### Goal
Every entry that follows should be repeated exactly; drop the images.

>> Start

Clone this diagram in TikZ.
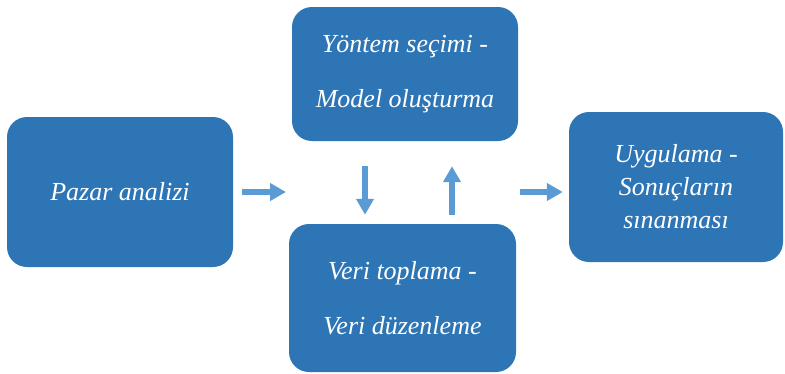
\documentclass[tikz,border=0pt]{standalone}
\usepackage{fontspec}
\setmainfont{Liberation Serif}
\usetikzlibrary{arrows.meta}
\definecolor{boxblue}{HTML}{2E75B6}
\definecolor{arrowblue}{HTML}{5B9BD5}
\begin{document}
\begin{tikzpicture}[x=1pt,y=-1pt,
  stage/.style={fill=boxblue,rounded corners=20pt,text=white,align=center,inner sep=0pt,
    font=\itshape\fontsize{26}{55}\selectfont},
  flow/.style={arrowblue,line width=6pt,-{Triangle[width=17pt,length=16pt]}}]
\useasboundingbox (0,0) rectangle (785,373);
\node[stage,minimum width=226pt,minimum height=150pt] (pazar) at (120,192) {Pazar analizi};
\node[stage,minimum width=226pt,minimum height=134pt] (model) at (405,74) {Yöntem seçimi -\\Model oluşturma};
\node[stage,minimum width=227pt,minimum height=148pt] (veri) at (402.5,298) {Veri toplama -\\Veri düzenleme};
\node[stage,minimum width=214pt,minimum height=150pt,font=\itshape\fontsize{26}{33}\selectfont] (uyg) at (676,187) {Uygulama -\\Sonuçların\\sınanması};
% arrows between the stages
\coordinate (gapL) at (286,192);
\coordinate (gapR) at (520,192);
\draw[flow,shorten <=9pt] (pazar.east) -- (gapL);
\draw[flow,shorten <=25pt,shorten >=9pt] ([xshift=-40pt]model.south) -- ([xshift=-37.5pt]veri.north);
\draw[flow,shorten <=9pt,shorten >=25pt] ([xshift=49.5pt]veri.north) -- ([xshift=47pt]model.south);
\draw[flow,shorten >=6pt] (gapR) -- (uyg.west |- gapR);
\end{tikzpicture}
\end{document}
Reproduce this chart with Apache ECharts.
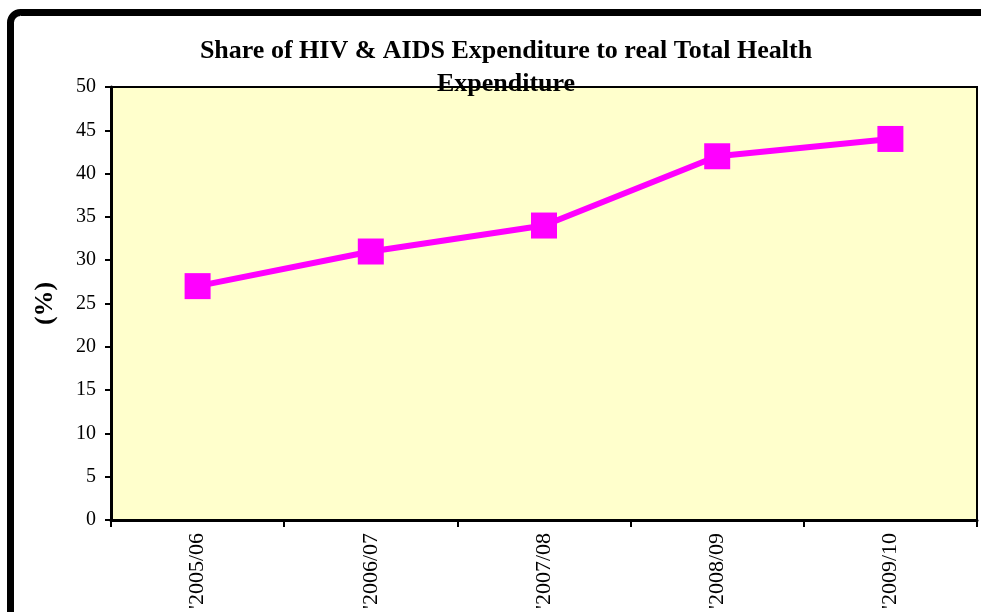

>> End

### Answer in full
Clone this diagram in TikZ.
\documentclass[tikz,border=0pt]{standalone}
\usepackage{fontspec}
\setmainfont{Liberation Serif}
\usetikzlibrary{arrows.meta}
\definecolor{boxblue}{HTML}{2E75B6}
\definecolor{arrowblue}{HTML}{5B9BD5}
\begin{document}
\begin{tikzpicture}[x=1pt,y=-1pt,
  stage/.style={fill=boxblue,rounded corners=20pt,text=white,align=center,inner sep=0pt,
    font=\itshape\fontsize{26}{55}\selectfont},
  flow/.style={arrowblue,line width=6pt,-{Triangle[width=17pt,length=16pt]}}]
\useasboundingbox (0,0) rectangle (785,373);
\node[stage,minimum width=226pt,minimum height=150pt] (pazar) at (120,192) {Pazar analizi};
\node[stage,minimum width=226pt,minimum height=134pt] (model) at (405,74) {Yöntem seçimi -\\Model oluşturma};
\node[stage,minimum width=227pt,minimum height=148pt] (veri) at (402.5,298) {Veri toplama -\\Veri düzenleme};
\node[stage,minimum width=214pt,minimum height=150pt,font=\itshape\fontsize{26}{33}\selectfont] (uyg) at (676,187) {Uygulama -\\Sonuçların\\sınanması};
% arrows between the stages
\coordinate (gapL) at (286,192);
\coordinate (gapR) at (520,192);
\draw[flow,shorten <=9pt] (pazar.east) -- (gapL);
\draw[flow,shorten <=25pt,shorten >=9pt] ([xshift=-40pt]model.south) -- ([xshift=-37.5pt]veri.north);
\draw[flow,shorten <=9pt,shorten >=25pt] ([xshift=49.5pt]veri.north) -- ([xshift=47pt]model.south);
\draw[flow,shorten >=6pt] (gapR) -- (uyg.west |- gapR);
\end{tikzpicture}
\end{document}
Reproduce this chart with Apache ECharts.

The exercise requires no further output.